- [Supplied records]
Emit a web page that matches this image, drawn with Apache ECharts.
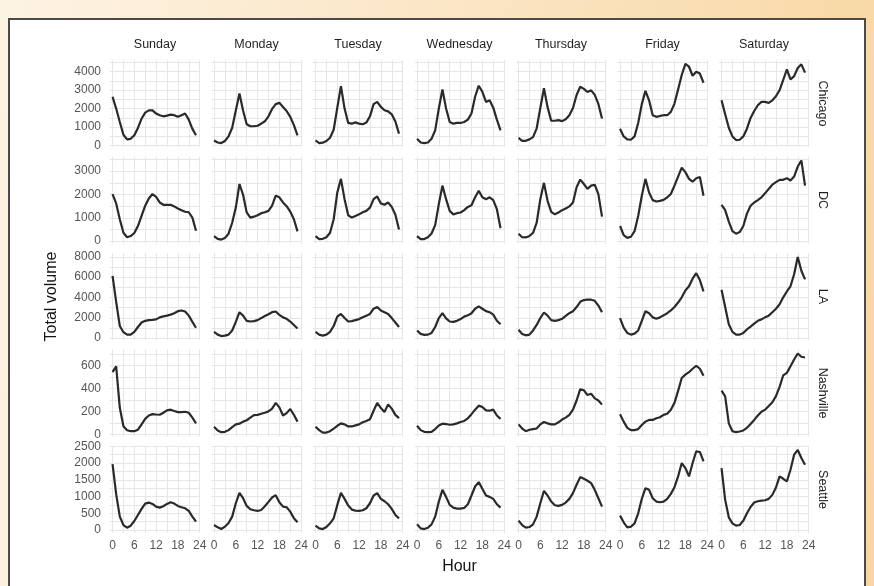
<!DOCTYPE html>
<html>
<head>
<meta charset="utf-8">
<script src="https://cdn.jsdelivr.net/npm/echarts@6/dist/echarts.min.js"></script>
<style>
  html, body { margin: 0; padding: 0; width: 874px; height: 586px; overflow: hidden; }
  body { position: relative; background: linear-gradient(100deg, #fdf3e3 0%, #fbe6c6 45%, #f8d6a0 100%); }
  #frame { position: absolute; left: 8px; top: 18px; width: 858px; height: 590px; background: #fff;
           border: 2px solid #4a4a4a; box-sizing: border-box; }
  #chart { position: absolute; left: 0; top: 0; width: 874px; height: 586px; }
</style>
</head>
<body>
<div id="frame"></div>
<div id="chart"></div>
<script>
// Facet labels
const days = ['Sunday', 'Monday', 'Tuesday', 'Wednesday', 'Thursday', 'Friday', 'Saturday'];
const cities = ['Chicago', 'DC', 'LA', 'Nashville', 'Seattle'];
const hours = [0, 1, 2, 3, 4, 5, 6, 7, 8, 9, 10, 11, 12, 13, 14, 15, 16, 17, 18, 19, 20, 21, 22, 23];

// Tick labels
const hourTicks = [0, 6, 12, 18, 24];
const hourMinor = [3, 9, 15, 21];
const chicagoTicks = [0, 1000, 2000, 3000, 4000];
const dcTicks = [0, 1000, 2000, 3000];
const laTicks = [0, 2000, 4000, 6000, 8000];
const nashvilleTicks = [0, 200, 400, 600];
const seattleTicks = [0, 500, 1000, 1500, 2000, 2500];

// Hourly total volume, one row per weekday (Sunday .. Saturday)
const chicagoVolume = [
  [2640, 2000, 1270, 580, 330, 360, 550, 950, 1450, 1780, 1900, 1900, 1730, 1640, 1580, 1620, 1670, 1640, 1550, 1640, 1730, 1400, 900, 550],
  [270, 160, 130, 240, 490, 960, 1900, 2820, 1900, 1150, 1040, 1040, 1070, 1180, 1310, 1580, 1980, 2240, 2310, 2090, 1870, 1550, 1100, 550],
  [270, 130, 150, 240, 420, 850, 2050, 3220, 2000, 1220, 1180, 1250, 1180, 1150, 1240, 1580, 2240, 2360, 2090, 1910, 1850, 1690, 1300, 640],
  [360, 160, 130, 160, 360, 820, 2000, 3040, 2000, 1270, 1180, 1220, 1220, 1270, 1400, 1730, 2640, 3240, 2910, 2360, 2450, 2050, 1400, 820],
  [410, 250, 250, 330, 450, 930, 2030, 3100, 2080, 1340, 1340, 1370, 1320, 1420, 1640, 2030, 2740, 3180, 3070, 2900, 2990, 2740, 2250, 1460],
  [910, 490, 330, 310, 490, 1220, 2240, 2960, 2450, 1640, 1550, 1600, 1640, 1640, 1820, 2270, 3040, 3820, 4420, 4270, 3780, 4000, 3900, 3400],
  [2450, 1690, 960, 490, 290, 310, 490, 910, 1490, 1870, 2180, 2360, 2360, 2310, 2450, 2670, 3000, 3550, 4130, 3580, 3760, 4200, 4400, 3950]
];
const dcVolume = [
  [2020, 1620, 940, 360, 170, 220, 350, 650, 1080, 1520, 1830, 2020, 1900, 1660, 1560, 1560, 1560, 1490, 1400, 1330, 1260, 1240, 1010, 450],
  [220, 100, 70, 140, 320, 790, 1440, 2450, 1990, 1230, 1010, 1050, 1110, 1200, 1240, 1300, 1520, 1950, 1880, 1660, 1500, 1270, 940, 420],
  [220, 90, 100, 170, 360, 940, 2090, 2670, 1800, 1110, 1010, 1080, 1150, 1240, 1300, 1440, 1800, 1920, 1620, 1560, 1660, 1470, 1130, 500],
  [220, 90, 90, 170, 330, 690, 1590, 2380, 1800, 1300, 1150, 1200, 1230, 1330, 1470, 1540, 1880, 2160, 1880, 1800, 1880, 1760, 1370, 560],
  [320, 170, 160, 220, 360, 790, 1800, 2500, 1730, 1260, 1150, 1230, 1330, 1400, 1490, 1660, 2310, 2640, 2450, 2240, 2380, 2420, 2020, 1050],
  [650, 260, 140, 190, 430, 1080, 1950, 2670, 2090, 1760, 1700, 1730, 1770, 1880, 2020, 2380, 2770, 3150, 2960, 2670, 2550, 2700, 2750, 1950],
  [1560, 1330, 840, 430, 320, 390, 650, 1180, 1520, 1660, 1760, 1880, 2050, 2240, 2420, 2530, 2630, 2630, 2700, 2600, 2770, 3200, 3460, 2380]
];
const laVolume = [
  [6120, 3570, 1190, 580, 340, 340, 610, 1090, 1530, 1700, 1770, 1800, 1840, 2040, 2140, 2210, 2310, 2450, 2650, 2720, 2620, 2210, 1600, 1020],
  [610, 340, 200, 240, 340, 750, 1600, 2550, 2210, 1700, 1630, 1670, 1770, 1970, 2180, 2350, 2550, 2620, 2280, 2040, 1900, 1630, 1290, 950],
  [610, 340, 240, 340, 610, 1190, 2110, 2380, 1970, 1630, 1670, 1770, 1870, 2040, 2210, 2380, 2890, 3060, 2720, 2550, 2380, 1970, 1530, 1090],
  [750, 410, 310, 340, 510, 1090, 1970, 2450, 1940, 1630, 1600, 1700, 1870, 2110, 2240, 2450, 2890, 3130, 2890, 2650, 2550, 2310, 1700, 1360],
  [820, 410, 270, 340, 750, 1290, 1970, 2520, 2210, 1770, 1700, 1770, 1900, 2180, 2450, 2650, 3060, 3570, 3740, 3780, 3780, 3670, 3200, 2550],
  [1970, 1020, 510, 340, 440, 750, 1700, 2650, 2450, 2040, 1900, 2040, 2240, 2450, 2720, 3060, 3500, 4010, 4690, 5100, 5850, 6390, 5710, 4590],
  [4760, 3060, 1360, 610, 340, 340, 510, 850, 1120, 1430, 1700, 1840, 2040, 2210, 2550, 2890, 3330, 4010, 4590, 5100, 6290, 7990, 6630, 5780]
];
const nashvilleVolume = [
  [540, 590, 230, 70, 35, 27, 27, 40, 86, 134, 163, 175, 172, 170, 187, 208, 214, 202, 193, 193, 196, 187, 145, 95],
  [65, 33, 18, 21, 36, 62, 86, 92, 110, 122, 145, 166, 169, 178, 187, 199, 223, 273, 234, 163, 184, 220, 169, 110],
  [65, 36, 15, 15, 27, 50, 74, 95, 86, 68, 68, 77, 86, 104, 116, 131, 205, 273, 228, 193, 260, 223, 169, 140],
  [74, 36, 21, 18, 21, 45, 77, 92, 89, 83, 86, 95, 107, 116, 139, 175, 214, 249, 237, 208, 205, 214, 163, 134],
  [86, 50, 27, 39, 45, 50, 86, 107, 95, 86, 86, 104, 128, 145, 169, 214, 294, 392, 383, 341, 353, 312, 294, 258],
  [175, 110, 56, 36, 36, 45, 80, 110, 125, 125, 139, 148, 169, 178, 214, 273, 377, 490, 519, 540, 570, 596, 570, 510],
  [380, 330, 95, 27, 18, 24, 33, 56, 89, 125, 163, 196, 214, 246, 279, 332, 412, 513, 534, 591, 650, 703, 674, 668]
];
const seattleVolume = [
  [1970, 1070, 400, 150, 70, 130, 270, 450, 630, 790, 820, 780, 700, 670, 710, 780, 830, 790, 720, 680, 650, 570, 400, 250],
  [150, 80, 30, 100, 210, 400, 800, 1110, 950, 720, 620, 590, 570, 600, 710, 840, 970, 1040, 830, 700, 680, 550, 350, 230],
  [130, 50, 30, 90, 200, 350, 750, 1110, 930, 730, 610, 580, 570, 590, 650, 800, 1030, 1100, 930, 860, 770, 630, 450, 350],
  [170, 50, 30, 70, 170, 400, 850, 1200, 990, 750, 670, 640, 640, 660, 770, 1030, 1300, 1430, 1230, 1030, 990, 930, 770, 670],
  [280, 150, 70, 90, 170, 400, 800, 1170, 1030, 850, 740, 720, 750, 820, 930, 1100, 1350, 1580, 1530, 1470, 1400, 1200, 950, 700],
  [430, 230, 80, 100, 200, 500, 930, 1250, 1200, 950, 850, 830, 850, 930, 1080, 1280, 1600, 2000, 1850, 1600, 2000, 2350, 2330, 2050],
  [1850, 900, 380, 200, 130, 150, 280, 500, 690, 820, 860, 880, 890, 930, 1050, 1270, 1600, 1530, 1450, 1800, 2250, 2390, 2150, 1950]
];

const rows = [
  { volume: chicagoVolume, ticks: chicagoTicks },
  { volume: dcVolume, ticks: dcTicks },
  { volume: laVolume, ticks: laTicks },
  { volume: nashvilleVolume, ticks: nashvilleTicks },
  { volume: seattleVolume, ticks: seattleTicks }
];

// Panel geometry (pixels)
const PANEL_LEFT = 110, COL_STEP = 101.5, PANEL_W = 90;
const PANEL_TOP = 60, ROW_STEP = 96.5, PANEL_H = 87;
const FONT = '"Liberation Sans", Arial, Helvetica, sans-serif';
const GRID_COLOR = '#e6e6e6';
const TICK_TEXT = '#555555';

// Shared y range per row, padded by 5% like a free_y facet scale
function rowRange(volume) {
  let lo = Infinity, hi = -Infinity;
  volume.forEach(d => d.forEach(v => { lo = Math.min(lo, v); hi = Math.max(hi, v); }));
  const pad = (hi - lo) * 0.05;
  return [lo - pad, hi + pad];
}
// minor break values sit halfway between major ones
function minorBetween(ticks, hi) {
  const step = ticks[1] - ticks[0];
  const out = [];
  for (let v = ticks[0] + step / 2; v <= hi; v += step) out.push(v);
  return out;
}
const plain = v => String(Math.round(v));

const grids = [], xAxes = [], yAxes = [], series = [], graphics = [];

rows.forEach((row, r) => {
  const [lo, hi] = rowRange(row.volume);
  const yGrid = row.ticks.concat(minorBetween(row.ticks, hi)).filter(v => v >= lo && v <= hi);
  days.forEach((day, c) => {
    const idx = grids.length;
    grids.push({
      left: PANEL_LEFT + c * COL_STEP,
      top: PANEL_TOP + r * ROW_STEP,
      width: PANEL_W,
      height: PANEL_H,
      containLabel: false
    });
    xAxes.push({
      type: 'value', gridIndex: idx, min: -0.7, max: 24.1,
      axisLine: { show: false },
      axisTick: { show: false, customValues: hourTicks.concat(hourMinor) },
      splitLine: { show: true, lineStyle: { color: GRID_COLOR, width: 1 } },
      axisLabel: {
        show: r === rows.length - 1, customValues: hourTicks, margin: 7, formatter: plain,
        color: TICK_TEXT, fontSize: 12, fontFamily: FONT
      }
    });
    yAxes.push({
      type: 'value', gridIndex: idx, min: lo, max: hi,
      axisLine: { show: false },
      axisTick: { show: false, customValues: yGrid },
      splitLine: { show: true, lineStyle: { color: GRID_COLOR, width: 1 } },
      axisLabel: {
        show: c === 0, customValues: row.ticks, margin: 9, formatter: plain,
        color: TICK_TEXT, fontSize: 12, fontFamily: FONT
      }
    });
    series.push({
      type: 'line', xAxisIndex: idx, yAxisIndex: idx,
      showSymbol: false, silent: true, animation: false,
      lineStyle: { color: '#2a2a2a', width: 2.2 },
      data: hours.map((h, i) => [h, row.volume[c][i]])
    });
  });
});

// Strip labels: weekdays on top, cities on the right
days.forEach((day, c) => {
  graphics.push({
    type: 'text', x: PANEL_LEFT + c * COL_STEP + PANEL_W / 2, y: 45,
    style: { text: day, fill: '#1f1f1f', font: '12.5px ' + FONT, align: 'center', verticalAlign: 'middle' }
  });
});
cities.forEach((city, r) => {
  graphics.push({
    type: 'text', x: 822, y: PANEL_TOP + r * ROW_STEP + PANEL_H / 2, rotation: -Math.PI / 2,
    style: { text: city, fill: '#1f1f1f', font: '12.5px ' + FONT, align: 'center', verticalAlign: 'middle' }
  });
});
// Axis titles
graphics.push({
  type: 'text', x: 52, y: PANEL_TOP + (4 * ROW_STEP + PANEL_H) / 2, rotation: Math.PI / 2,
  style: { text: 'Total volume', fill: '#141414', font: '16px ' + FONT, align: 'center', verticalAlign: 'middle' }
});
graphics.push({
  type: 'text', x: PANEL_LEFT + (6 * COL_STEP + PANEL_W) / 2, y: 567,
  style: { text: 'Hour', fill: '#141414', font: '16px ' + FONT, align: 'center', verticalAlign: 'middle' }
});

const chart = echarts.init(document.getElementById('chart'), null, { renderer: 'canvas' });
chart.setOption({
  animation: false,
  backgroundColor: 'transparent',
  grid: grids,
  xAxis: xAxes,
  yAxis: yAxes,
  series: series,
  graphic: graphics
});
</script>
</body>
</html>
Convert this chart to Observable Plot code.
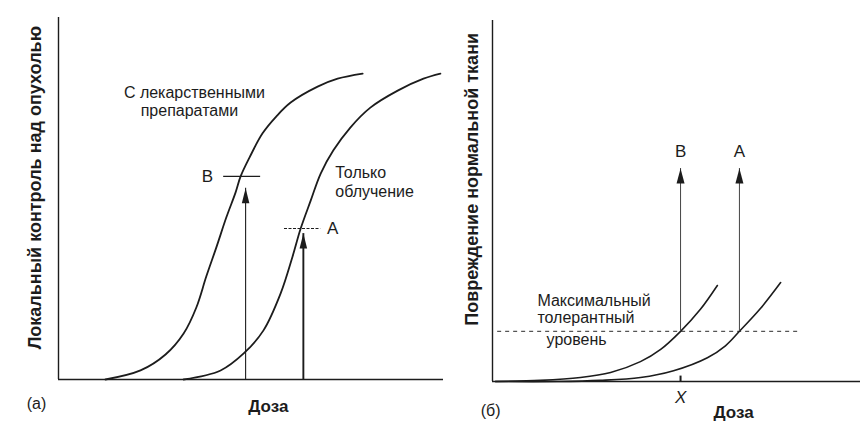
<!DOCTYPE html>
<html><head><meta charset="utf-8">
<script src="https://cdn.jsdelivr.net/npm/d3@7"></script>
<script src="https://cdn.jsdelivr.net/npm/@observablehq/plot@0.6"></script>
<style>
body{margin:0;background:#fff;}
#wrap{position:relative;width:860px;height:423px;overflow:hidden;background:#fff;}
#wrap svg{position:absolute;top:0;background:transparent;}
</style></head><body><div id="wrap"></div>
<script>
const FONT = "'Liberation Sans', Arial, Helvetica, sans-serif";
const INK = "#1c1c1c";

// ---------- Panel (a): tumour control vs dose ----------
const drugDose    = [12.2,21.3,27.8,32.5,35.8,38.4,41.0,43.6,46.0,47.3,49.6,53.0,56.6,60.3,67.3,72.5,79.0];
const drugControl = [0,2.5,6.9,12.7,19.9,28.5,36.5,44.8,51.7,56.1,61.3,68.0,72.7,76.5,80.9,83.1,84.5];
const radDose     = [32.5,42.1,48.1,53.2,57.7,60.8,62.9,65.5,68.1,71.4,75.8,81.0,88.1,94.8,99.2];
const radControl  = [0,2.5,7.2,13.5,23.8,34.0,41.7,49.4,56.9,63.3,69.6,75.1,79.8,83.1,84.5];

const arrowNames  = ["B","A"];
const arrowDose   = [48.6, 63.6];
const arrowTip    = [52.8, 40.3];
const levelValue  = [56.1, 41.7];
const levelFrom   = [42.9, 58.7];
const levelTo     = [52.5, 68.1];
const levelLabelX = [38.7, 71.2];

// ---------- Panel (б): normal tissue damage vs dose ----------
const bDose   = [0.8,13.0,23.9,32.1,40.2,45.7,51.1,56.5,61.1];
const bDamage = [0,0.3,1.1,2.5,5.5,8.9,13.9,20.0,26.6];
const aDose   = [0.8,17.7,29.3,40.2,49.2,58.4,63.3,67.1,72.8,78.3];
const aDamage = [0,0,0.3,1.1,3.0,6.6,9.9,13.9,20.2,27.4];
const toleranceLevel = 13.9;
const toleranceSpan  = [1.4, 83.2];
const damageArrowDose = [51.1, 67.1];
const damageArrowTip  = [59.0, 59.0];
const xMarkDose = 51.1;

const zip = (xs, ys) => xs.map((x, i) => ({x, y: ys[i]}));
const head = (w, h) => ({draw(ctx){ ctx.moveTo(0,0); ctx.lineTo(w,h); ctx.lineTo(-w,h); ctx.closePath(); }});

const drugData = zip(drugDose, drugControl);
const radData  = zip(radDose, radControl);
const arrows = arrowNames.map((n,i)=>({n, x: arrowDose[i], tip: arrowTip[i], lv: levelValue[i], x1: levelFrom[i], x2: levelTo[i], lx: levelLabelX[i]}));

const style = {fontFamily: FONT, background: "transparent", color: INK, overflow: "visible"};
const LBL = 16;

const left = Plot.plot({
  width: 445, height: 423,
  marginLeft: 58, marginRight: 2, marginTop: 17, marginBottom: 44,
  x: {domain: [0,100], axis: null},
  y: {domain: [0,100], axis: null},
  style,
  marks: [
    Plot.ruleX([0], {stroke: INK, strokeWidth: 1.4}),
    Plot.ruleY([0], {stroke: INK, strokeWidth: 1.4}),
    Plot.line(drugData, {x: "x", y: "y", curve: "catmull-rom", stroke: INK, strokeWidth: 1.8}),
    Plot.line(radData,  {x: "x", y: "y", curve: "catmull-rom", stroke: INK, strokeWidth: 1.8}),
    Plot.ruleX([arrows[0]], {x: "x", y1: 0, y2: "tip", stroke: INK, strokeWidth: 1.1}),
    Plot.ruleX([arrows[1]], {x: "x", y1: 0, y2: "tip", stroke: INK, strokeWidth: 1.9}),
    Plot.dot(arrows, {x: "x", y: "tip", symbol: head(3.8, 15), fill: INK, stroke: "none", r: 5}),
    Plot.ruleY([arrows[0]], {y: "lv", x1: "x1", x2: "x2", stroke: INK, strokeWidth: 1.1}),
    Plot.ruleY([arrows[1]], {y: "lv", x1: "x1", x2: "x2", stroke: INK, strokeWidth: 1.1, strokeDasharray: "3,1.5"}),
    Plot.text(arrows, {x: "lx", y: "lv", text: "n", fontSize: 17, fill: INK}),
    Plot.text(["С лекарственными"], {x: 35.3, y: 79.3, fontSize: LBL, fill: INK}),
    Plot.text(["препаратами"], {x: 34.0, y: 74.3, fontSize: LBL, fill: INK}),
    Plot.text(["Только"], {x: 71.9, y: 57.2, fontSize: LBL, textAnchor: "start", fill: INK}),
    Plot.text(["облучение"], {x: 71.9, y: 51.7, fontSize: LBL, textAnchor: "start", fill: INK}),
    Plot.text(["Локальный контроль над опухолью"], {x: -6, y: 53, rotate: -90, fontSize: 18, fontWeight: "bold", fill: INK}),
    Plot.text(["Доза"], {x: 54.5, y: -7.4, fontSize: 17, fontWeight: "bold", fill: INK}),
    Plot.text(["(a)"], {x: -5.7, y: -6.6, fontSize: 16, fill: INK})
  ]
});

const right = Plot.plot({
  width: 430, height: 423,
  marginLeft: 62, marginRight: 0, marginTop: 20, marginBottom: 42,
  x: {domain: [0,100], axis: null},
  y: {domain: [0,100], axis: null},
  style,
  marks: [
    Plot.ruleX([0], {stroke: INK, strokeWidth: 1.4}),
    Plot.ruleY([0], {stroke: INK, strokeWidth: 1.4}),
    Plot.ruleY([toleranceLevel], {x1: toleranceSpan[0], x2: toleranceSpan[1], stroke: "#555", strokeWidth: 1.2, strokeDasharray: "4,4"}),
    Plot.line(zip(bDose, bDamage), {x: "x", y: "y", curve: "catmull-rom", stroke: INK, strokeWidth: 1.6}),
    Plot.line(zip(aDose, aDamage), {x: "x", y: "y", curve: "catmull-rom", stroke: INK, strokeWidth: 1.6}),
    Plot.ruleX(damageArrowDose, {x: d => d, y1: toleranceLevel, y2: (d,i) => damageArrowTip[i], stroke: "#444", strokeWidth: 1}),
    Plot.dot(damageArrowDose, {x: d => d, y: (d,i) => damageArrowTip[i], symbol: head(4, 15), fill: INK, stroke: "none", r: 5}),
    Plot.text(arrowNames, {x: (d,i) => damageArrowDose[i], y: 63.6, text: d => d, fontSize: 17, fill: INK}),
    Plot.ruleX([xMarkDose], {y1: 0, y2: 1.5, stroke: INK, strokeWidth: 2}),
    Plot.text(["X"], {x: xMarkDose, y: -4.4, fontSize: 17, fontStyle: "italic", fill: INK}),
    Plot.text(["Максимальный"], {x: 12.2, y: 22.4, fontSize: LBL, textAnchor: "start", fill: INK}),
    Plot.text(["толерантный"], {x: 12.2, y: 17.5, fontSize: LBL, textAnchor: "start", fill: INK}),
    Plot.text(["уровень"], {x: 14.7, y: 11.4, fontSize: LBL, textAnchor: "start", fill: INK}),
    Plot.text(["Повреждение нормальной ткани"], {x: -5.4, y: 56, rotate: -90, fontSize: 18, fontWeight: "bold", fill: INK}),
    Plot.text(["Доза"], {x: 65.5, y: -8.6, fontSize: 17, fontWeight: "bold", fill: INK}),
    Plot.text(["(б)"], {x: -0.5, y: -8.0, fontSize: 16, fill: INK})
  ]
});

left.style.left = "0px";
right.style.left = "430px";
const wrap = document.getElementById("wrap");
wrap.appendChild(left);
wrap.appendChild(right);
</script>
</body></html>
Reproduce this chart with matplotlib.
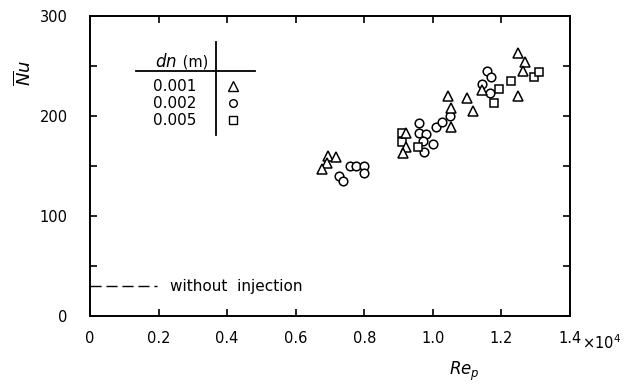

- [Your instructions] Up to and including the line with "const seattleTicks = [0, 500, 1000, 1500, 2000, 2500];", copy the data above from its first line. Skip pictures.

- [Response to the task]
Emit a web page that matches this image, drawn with Apache ECharts.
<!DOCTYPE html>
<html>
<head>
<meta charset="utf-8">
<script src="https://cdn.jsdelivr.net/npm/echarts@6/dist/echarts.min.js"></script>
<style>
  html, body { margin: 0; padding: 0; width: 874px; height: 586px; overflow: hidden; }
  body { position: relative; background: linear-gradient(100deg, #fdf3e3 0%, #fbe6c6 45%, #f8d6a0 100%); }
  #frame { position: absolute; left: 8px; top: 18px; width: 858px; height: 590px; background: #fff;
           border: 2px solid #4a4a4a; box-sizing: border-box; }
  #chart { position: absolute; left: 0; top: 0; width: 874px; height: 586px; }
</style>
</head>
<body>
<div id="frame"></div>
<div id="chart"></div>
<script>
// Facet labels
const days = ['Sunday', 'Monday', 'Tuesday', 'Wednesday', 'Thursday', 'Friday', 'Saturday'];
const cities = ['Chicago', 'DC', 'LA', 'Nashville', 'Seattle'];
const hours = [0, 1, 2, 3, 4, 5, 6, 7, 8, 9, 10, 11, 12, 13, 14, 15, 16, 17, 18, 19, 20, 21, 22, 23];

// Tick labels
const hourTicks = [0, 6, 12, 18, 24];
const hourMinor = [3, 9, 15, 21];
const chicagoTicks = [0, 1000, 2000, 3000, 4000];
const dcTicks = [0, 1000, 2000, 3000];
const laTicks = [0, 2000, 4000, 6000, 8000];
const nashvilleTicks = [0, 200, 400, 600];
const seattleTicks = [0, 500, 1000, 1500, 2000, 2500];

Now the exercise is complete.